Florida has carried out its sixteenth execution of the year, administering a lethal injection to Bryan Frederick Jennings for the 1979 rape and murder of a six-year-old girl.
Jennings was pronounced dead at 6.20pm local time on Thursday after receiving a three-drug lethal injection at a Florida state prison. The convicted killer offered no final words, simply saying "no" when asked if he had a final statement.
The 1979 Crime
Jennings was sentenced to death for the brutal killing of Rebecca Kunash, whom he drowned in a canal after sexually assaulting her.
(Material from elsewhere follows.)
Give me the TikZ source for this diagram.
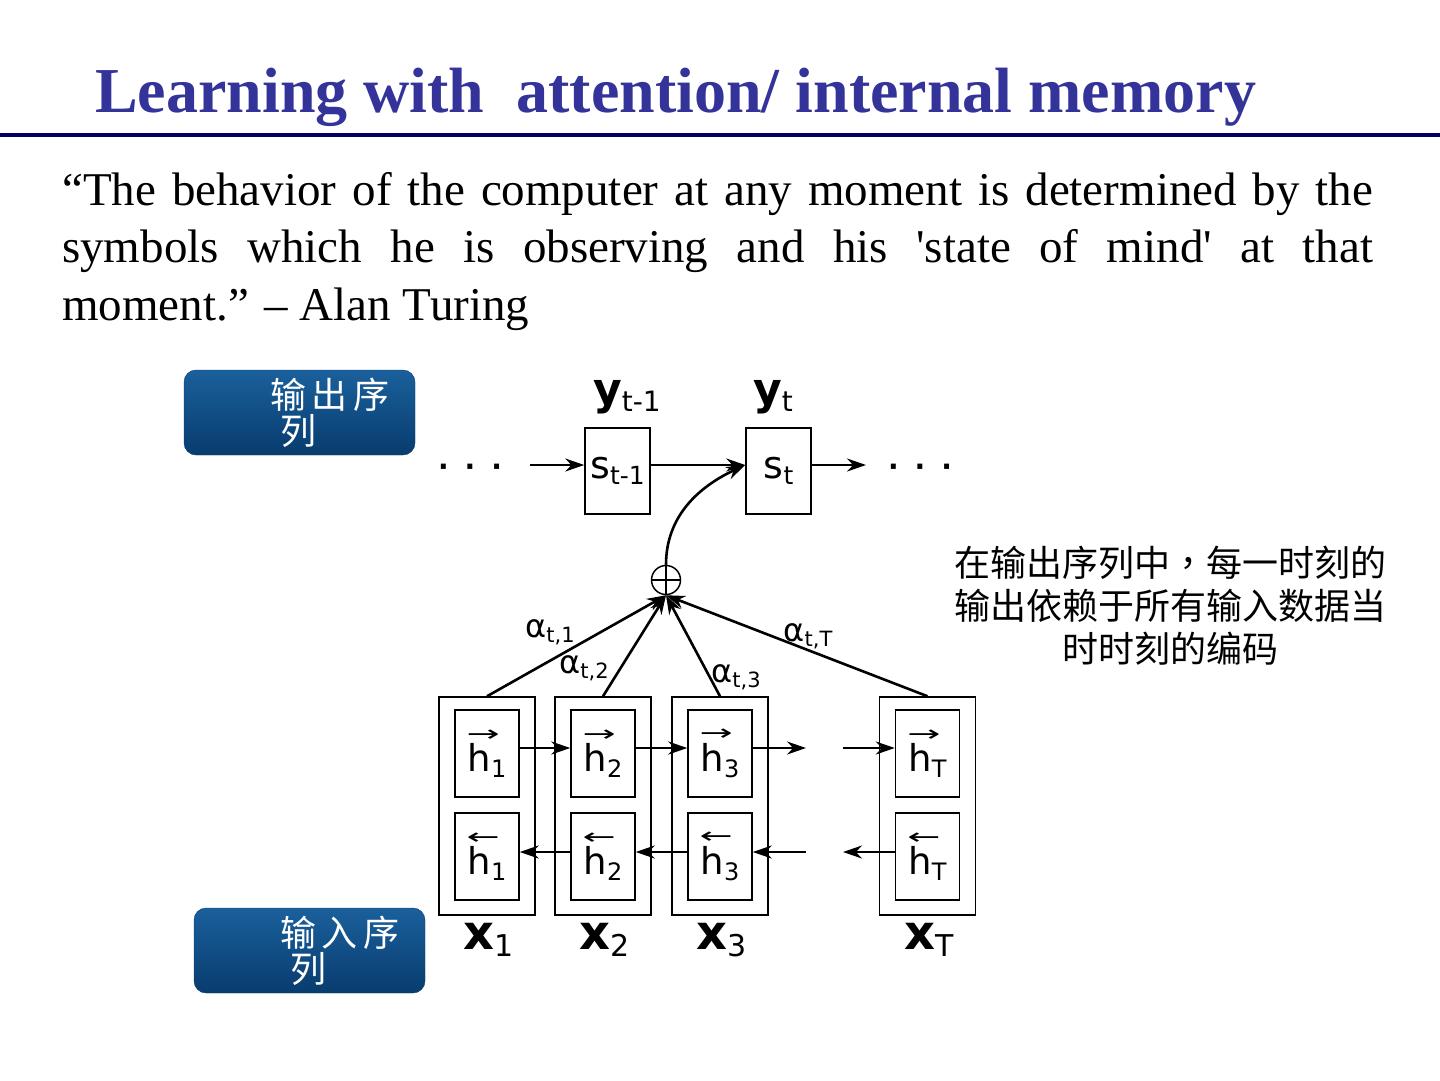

The case had remained unresolved for decades until this week's execution.
Relatives of the young victim attended the execution but chose not to comment publicly afterward. Florida Department of Corrections spokesman Jordan Kirkland confirmed the procedure proceeded without incident, telling Associated Press: "The execution took place without incident. There were no complications."
Record Executions Under DeSantis
Governor Ron DeSantis has now authorised more executions in a single year than any other Florida governor since the US reinstated the death penalty in 1976. With two more executions scheduled before year's end, Florida could reach 18 death penalty executions in 2023.
Speaking earlier this month in Jacksonville, DeSantis defended his approach, stating: "There's a saying: justice delayed is justice denied. We're doing it to be able to bring justice to the victims' families and I think it's important."
The governor added that he's witnessed firsthand how executions provide closure to families who have carried the weight of these crimes for decades.
National Execution Context
Jennings' execution was one of three death penalty cases scheduled across the United States this week, highlighting ongoing debates about capital punishment.
Earlier on Thursday, Oklahoma's governor commuted Tremane Wood's death sentence to life imprisonment for a 2002 murder. Meanwhile, Stephen Bryant faces execution by firing squad in South Carolina on Friday for killing three people.
The contrasting approaches to capital punishment in different states continue to spark national conversation about justice, punishment, and the role of the death penalty in modern America.